Question: Dans quelle mesure la position de Moscou est intransigeante vis-à-vis de Bachar al-Assad? Nos alliés insistent sur sa démission. La position de la Russie a-t-elle changé à ce sujet?
Sergueï Lavrov: Bien sûr, nous connaissons la position de l'Arabie saoudite et aujourd'hui nos partenaires l'ont confirmée. Pour notre part, nous avons confirmé notre position et vous la connaissez également. Le plus important est de ne pas nous empêcher d'avancer ensemble, y compris avec d'autres pays, pour créer les conditions afin de lancer le plus vite possible le processus de paix qui doit assurer la participation de tous les groupes syriens, de toutes les couches de la société syrienne, qui doit se solder par une entente syrienne soutenue par la communauté internationale.

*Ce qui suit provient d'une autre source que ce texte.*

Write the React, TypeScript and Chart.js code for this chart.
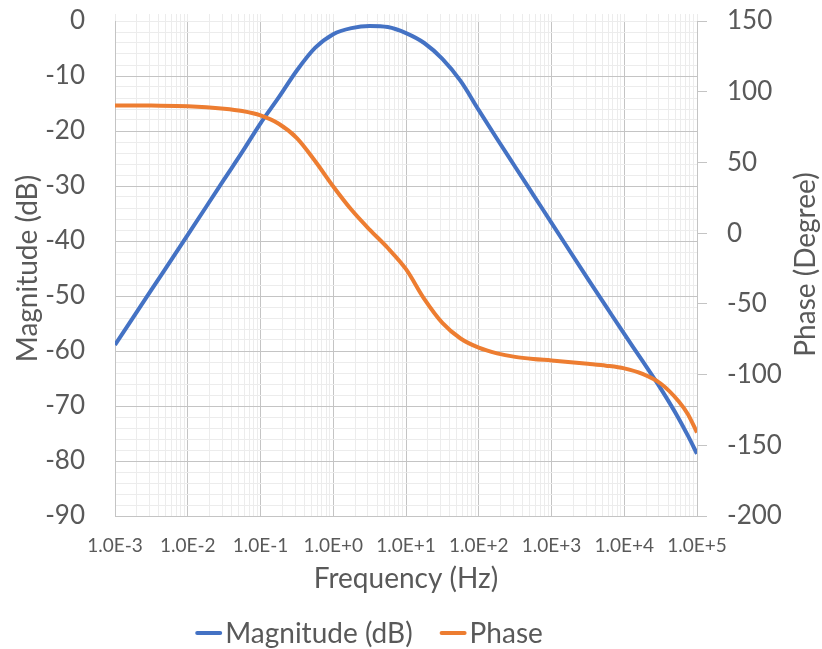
import React, { useEffect, useRef } from 'react';
import { Chart, registerables } from 'chart.js';

Chart.register(...registerables);

// Frequency response samples (Hz)
const FREQ_HZ = [
  0.001, 0.00316, 0.01, 0.0316, 0.0562, 0.1, 0.178, 0.316, 0.562, 1,
  1.78, 3.16, 5.62, 10, 17.8, 31.6, 56.2, 100, 178, 316,
  562, 1000, 3160, 5620, 10000, 17800, 31600, 56200, 75000, 100000,
];
const MAGNITUDE_DB = [
  -58.9, -48.9, -38.9, -28.8, -23.8, -18.6, -13.9, -9.0, -4.9, -2.4,
  -1.3, -0.9, -1.1, -2.2, -4.0, -6.9, -10.9, -16.2, -21.4, -26.5,
  -31.6, -36.7, -46.9, -51.9, -56.9, -61.8, -66.8, -72.3, -75.4, -78.7,
];
const PHASE_DEG = [
  90.3, 90.2, 89.8, 88.0, 86.3, 83.2, 77.3, 67.2, 51.0, 33.0,
  16.5, 2.5, -10.5, -25.5, -46.5, -63.5, -74.5, -81.0, -85.0, -87.5,
  -89.0, -90.0, -92.4, -93.7, -95.6, -99.5, -106.3, -119.0, -128.0, -141.0,
];

const DECADES = [1e-3, 1e-2, 1e-1, 1, 10, 100, 1000, 10000, 100000];
const DECADE_LABELS = ['1.0E-3', '1.0E-2', '1.0E-1', '1.0E+0', '1.0E+1', '1.0E+2', '1.0E+3', '1.0E+4', '1.0E+5'];
const MAG_RANGE = [-90, 0];
const MAG_MAJOR_STEP = 10;
const MAG_MINOR_STEP = 2;
const PHASE_RANGE = [-200, 150];
const PHASE_STEP = 50;

const SERIES_NAMES = ['Magnitude (dB)', 'Phase'];
const SERIES_COLORS = ['#4472C4', '#ED7D31'];
const AXIS_TITLES = { x: 'Frequency (Hz)', left: 'Magnitude (dB)', right: 'Phase (Degree)' };

const FONT = 'Lato';
const TEXT = '#595959';
const GRID_MAJOR = '#c4c4c4';
const GRID_MINOR = '#ececec';
const TITLE_SIZE = 28;

// 1..9 per decade for the log-axis grid
function decadeTickValues(): number[] {
  const vals: number[] = [];
  for (let d = 0; d < DECADES.length - 1; d++) {
    for (let k = 1; k <= 9; k++) vals.push(DECADES[d] * k);
  }
  vals.push(DECADES[DECADES.length - 1]);
  return vals;
}

const overlayPlugin = {
  id: 'bodeOverlay',
  afterDraw(chart: any) {
    const { ctx, chartArea } = chart;
    ctx.save();
    ctx.fillStyle = TEXT;
    ctx.font = `${TITLE_SIZE}px ${FONT}`;

    // right axis title, reading upward
    ctx.save();
    ctx.translate(chartArea.right + 109, (chartArea.top + chartArea.bottom) / 2 - 4);
    ctx.rotate(-Math.PI / 2);
    ctx.textAlign = 'center';
    ctx.textBaseline = 'middle';
    ctx.fillText(AXIS_TITLES.right, 0, 0);
    ctx.restore();

    // legend
    const lineLen = 27;
    const gapText = 3;
    const gapItem = 27;
    const widths = SERIES_NAMES.map((n) => ctx.measureText(n).width);
    const total = widths.reduce((a, w) => a + lineLen + gapText + w, 0) + gapItem * (SERIES_NAMES.length - 1);
    let x = 369 - total / 2;
    const y = chart.height - 16;
    ctx.textAlign = 'left';
    ctx.textBaseline = 'middle';
    SERIES_NAMES.forEach((name, i) => {
      ctx.strokeStyle = SERIES_COLORS[i];
      ctx.lineWidth = 4;
      ctx.lineCap = 'round';
      ctx.beginPath();
      ctx.moveTo(x + 2, y);
      ctx.lineTo(x + lineLen - 2, y);
      ctx.stroke();
      x += lineLen + gapText;
      ctx.fillText(name, x, y + 1);
      x += widths[i] + gapItem;
    });
    ctx.restore();
  },
};

export default function App() {
  const canvasRef = useRef<HTMLCanvasElement | null>(null);

  useEffect(() => {
    if (!canvasRef.current) return;
    const xTicks = decadeTickValues();

    const chart = new Chart(canvasRef.current, {
      type: 'line',
      data: {
        datasets: [
          {
            label: SERIES_NAMES[0],
            data: FREQ_HZ.map((f, i) => ({ x: f, y: MAGNITUDE_DB[i] })),
            borderColor: SERIES_COLORS[0],
            backgroundColor: SERIES_COLORS[0],
            borderWidth: 4,
            pointRadius: 0,
            cubicInterpolationMode: 'monotone',
            yAxisID: 'y',
            xAxisID: 'x',
            order: 1,
          },
          {
            label: SERIES_NAMES[1],
            data: FREQ_HZ.map((f, i) => ({ x: f, y: PHASE_DEG[i] })),
            borderColor: SERIES_COLORS[1],
            backgroundColor: SERIES_COLORS[1],
            borderWidth: 4,
            pointRadius: 0,
            cubicInterpolationMode: 'monotone',
            yAxisID: 'y1',
            xAxisID: 'x',
            order: 0,
          },
        ],
      },
      options: {
        responsive: false,
        animation: false,
        devicePixelRatio: 1,
        layout: { padding: { top: 21, right: 0, bottom: 49, left: 0 } },
        plugins: {
          legend: { display: false },
          tooltip: { enabled: false },
        },
        scales: {
          x: {
            type: 'logarithmic',
            position: 'bottom',
            min: DECADES[0],
            max: DECADES[DECADES.length - 1],
            afterBuildTicks: (scale: any) => {
              scale.ticks = xTicks.map((v) => ({ value: v }));
            },
            afterFit: (scale: any) => {
              scale.height = 84;
            },
            ticks: {
              autoSkip: false,
              maxRotation: 0,
              minRotation: 0,
              padding: 18,
              color: TEXT,
              font: { family: FONT, size: 19 },
              callback: (_v: any, index: number) => (index % 9 === 0 ? DECADE_LABELS[index / 9] : ''),
            },
            grid: {
              drawTicks: false,
              lineWidth: 1,
              color: (ctx: any) => (ctx.index % 9 === 0 ? GRID_MAJOR : GRID_MINOR),
            },
            border: { display: true, color: GRID_MAJOR },
            title: {
              display: true,
              text: AXIS_TITLES.x,
              color: TEXT,
              font: { family: FONT, size: TITLE_SIZE },
              padding: { top: 0, bottom: 4 },
            },
          },
          xTop: {
            type: 'logarithmic',
            position: 'top',
            min: DECADES[0],
            max: DECADES[DECADES.length - 1],
            afterBuildTicks: (scale: any) => {
              scale.ticks = xTicks.map((v) => ({ value: v }));
            },
            afterFit: (scale: any) => {
              scale.height = 0;
            },
            ticks: { display: false, autoSkip: false },
            grid: {
              drawOnChartArea: false,
              drawTicks: true,
              tickLength: 7,
              tickColor: GRID_MINOR,
            },
            border: { display: false },
          },
          y: {
            type: 'linear',
            position: 'left',
            min: MAG_RANGE[0],
            max: MAG_RANGE[1],
            afterFit: (scale: any) => {
              scale.width = 115;
              scale.paddingTop = 0;
              scale.paddingBottom = 0;
            },
            ticks: {
              stepSize: MAG_MINOR_STEP,
              autoSkip: false,
              padding: 30,
              color: TEXT,
              font: { family: FONT, size: 26 },
              callback: (v: any) => (Number(v) % MAG_MAJOR_STEP === 0 ? String(v) : ''),
            },
            grid: {
              drawTicks: false,
              color: (ctx: any) => {
                const v = ctx.tick ? ctx.tick.value : 1;
                return v % MAG_MAJOR_STEP === 0 && v !== MAG_RANGE[1] ? GRID_MAJOR : GRID_MINOR;
              },
            },
            border: { display: true, color: GRID_MAJOR },
            title: {
              display: true,
              text: AXIS_TITLES.left,
              color: TEXT,
              font: { family: FONT, size: TITLE_SIZE },
              padding: { top: 11, bottom: 0 },
            },
          },
          y1: {
            type: 'linear',
            position: 'right',
            min: PHASE_RANGE[0],
            max: PHASE_RANGE[1],
            afterFit: (scale: any) => {
              scale.width = 125;
              scale.paddingTop = 0;
              scale.paddingBottom = 0;
            },
            ticks: {
              stepSize: PHASE_STEP,
              padding: 20,
              color: TEXT,
              font: { family: FONT, size: 26 },
              callback: (v: any) => String(v),
            },
            grid: {
              drawOnChartArea: false,
              drawTicks: true,
              tickLength: 10,
              tickColor: GRID_MAJOR,
            },
            border: { display: true, color: GRID_MAJOR },
          },
        },
      },
      plugins: [overlayPlugin],
    } as any);

    return () => chart.destroy();
  }, []);

  return (
    <div style={{ position: 'fixed', left: 0, top: 0, width: 822, height: 649, background: '#fff' }}>
      <canvas ref={canvasRef} width={822} height={649} style={{ display: 'block' }} />
    </div>
  );
}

La rencontre d'aujourd'hui entre le Président russe et le Vice-prince héritier d'Arabie saoudite n'a pas pu régler toutes les questions concernant le processus de paix, mais je peux affirmer qu'après les entretiens d'aujourd'hui nous comprenons bien mieux comment avancer vers un règlement politique
Pour éviter tout malentendu, je voudrais confirmer qu'avec nos partenaires saoudiens, ainsi qu'avec d'autres partenaires du Moyen-Orient, nous sommes en contact très étroit sur le problème des relations israélo-palestiniennes qui s'aggrave à l'heure actuelle. Avec nos amis nous prônons activement l'exploitation des ressources du Quartet et de la Ligue arabe pour apaiser la situation afin de revenir à la mise en œuvre de la résolution du Conseil de sécurité des Nations unies et d'autres accords sur le processus de paix israélo-palestinien sur la base d'une solution à deux États. Nous pensons que l'Initiative de paix arabe avancée par l'Arabie saoudite et soutenue par la Ligue arabe et l'Organisation de la coopération islamique, qui est pertinente plus que jamais, doit servir de base solide au processus de paix.
Nous avons convenu de rester en contact étroit également à ce sujet.